What are some common techniques to avoid overfitting?
- Increasing model complexity, Adding noise, Cross-validation
- Increasing model complexity, Regularization, Cross-validation
- Reducing model complexity, Adding noise, Cross-validation
- Reducing model complexity, Regularization, Cross-validation
Common techniques to avoid overfitting include "reducing model complexity, regularization, and cross-validation." These methods prevent the model from fitting too closely to the training data.
You're designing a self-driving car's navigation system. How would reinforcement learning be applied in this context?
- To cluster traffic patterns
- To combine labeled and unlabeled data
- To learn optimal paths through rewards/penalties
- To use only labeled data for navigation
Reinforcement Learning would enable the navigation system to learn optimal paths by interacting with the environment and receiving feedback through rewards and penalties.
In a high-dimensional dataset, how would you decide which kernel to use for SVM?
- Always use RBF kernel
- Always use linear kernel
- Choose the kernel randomly
- Use cross-validation to select the best kernel
By using cross-validation, you can compare different kernels' performance and choose the one that gives the best validation accuracy.
In what scenarios would you use PCA, and when would you opt for other methods like LDA or t-SNE?
- Use PCA for high-dimensional data, LDA for linearly separable, t-SNE for non-linear
- Use PCA for labeled data, LDA for unlabeled, t-SNE for large-scale
- Use PCA for large-scale, LDA for visualization, t-SNE for labeled data
- Use PCA for noisy data, LDA for small-scale, t-SNE for visualizations
Use PCA when dealing with high-dimensional data and the primary goal is to reduce dimensions by maximizing variance. LDA is suitable when class labels are available, and the data is linearly separable. t-SNE is often used for non-linear data and is especially useful for visualizations, as it preserves local structures.

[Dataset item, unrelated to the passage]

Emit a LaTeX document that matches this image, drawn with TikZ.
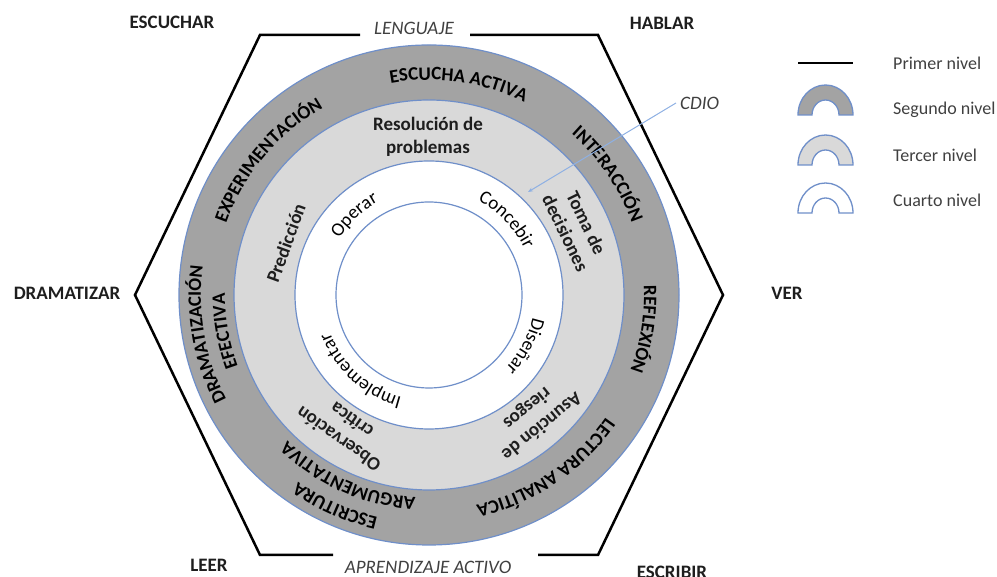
\documentclass[tikz,border=0pt]{standalone}
\usepackage{fontspec}
\setmainfont{Carlito}
\usetikzlibrary{decorations.text,arrows.meta}
\definecolor{darkg}{HTML}{A3A3A3}
\definecolor{lightg}{HTML}{D9D9D9}
\definecolor{ringblue}{HTML}{6F8FC9}
\definecolor{cdioblue}{HTML}{8EB0E3}
\definecolor{txt}{HTML}{1E1E1E}
\newcommand\ringtxt[5]{\path[decorate,decoration={text along path,text align=center,text={|\fontsize{19}{23}\selectfont#5|#4}}] (C) ++(#2+#3:#1) arc[start angle=#2+#3,end angle=#2-#3,radius=#1];}
\tikzset{
  lab/.style={font=\fontsize{19}{23}\selectfont\bfseries,inner sep=0pt,text=txt},
  itl/.style={font=\fontsize{19}{23}\selectfont\itshape,inner sep=0pt,text=txt!85},
  leg/.style={font=\fontsize{18}{22}\selectfont,inner sep=0pt,text=txt!85,anchor=west},
  mid/.style={font=\fontsize{19}{23}\selectfont\bfseries,inner sep=0pt,align=center,text=txt},
  ring/.style={draw=ringblue,line width=1.2pt},
  hexline/.style={line width=2.5pt,line join=miter},
  legarch/.style={draw=ringblue,line width=1.3pt}
}
\begin{document}
\begin{tikzpicture}[x=1pt,y=1pt]
\useasboundingbox (0,0) rectangle (997,577);
\coordinate (C) at (429,282);
% rings
\draw[ring,fill=darkg] (C) circle[radius=250];
\draw[ring,fill=lightg] (C) circle[radius=195];
\draw[ring,fill=white] (C) circle[radius=134];
\draw[ring] (C) circle[radius=93];
% hexagon
\coordinate (TL) at (260,542);
\coordinate (TR) at (598,542);
\coordinate (R) at (723,282);
\coordinate (BR) at (598,22);
\coordinate (BL) at (260,22);
\coordinate (L) at (135,282);
\coordinate (tg1) at (360,542);
\coordinate (tg2) at (470,542);
\coordinate (bg1) at (333,22);
\coordinate (bg2) at (538,22);
\draw[hexline] (tg2) -- (TR) -- (R) -- (BR) -- (bg2);
\draw[hexline] (bg1) -- (BL) -- (L) -- (TL) -- (tg1);
% corner labels
\node[lab] (escuchar) at (172,555) {ESCUCHAR};
\node[lab] (hablar) at (662,554) {HABLAR};
\node[lab] (dramatizar) at (67,284) {DRAMATIZAR};
\node[lab] (ver) at (787,284) {VER};
\node[lab] (leer) at (209,12) {LEER};
\node[lab] (escribir) at (672,5) {ESCRIBIR};
\node[itl] (lenguaje) at (414,549) {LENGUAJE};
\node[itl] (aprend) at (428,10) {APRENDIZAJE ACTIVO};
% second level (dark ring)
\ringtxt{215}{82}{60}{ESCUCHA ACTIVA}{\bfseries}
\ringtxt{215}{140}{50}{EXPERIMENTACIÓN}{\bfseries}
\ringtxt{215}{34}{40}{INTERACCIÓN}{\bfseries}
\ringtxt{215}{-9}{40}{REFLEXIÓN}{\bfseries}
\ringtxt{215}{-56}{50}{LECTURA ANALÍTICA}{\bfseries}
\ringtxt{228}{190}{50}{DRAMATIZACIÓN}{\bfseries}
\ringtxt{204}{190}{50}{EFECTIVA}{\bfseries}
\ringtxt{228}{-114}{50}{ESCRITURA}{\bfseries}
\ringtxt{203}{-114}{50}{ARGUMENTATIVA}{\bfseries}
% third level (light ring)
\node[mid] (resol) at (428,440) {Resolución de\\problemas};
\node[mid,rotate=70] (pred) at (286,334) {Predicción};
\node[mid,rotate=-64] (toma) at (576,349) {Toma de\\decisiones};
\node[mid,rotate=-141] (asun) at (534,160) {Asunción de\\riesgos};
\node[mid,rotate=145] (obs) at (345,147) {Observación\\crítica};
% fourth level (white ring)
\ringtxt{106}{133}{40}{Operar}{\mdseries}
\ringtxt{106}{44}{40}{Concebir}{\mdseries}
\ringtxt{106}{-28}{40}{Diseñar}{\mdseries}
\ringtxt{106}{-132}{50}{Implementar}{\mdseries}
% CDIO
\node[itl,anchor=west,inner sep=4pt] (cdio) at (676,474) {CDIO};
\coordinate (cdioend) at (528,385);
\draw[cdioblue,line width=1pt,-{Stealth[length=5pt,width=4pt]}] (cdio.west) -- (cdioend);
% legend
\coordinate (l1a) at (798,514);
\coordinate (l1b) at (853,514);
\draw[line width=2.5pt] (l1a) -- (l1b);
\node[leg] (prim) at (893,514) {Primer nivel};
\draw[legarch,fill=darkg] (798,462) arc[start angle=180,end angle=0,x radius=27.5,y radius=30] -- ++(-14,0) arc[start angle=0,end angle=180,x radius=13.5,y radius=15] -- cycle;
\node[leg] (seg) at (893,467) {Segundo nivel};
\draw[legarch,fill=lightg] (798,412) arc[start angle=180,end angle=0,x radius=27.5,y radius=30] -- ++(-14,0) arc[start angle=0,end angle=180,x radius=13.5,y radius=15] -- cycle;
\node[leg] (ter) at (893,422) {Tercer nivel};
\draw[legarch,fill=white] (798,364) arc[start angle=180,end angle=0,x radius=27.5,y radius=30] -- ++(-14,0) arc[start angle=0,end angle=180,x radius=13.5,y radius=15] -- cycle;
\node[leg] (cua) at (893,377) {Cuarto nivel};
\end{tikzpicture}
\end{document}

You are asked to include an interaction effect between two variables in a Multiple Linear Regression model. How would you approach this task, and what considerations would you need to keep in mind?
- Add the variables
- Divide the variables
- Multiply the variables and include the interaction term in the model
- Multiply the variables together
Including an interaction effect involves multiplying the variables together and adding this interaction term to the model. It's important to consider the meaningfulness of the interaction, possible multicollinearity with other variables, and the potential need for centering the variables to minimize issues with interpretation.
In a scenario where your model is consistently achieving mediocre performance on both training and validation data, what might be the underlying problem, and what would be your approach to fix it?
- Increase complexity
- Overfitting, reduce complexity
- Reduce complexity
- Underfitting, add complexity
The underlying problem might be underfitting, where the model is too simple to capture the underlying patterns. Increasing the model's complexity would likely improve performance on both training and validation data.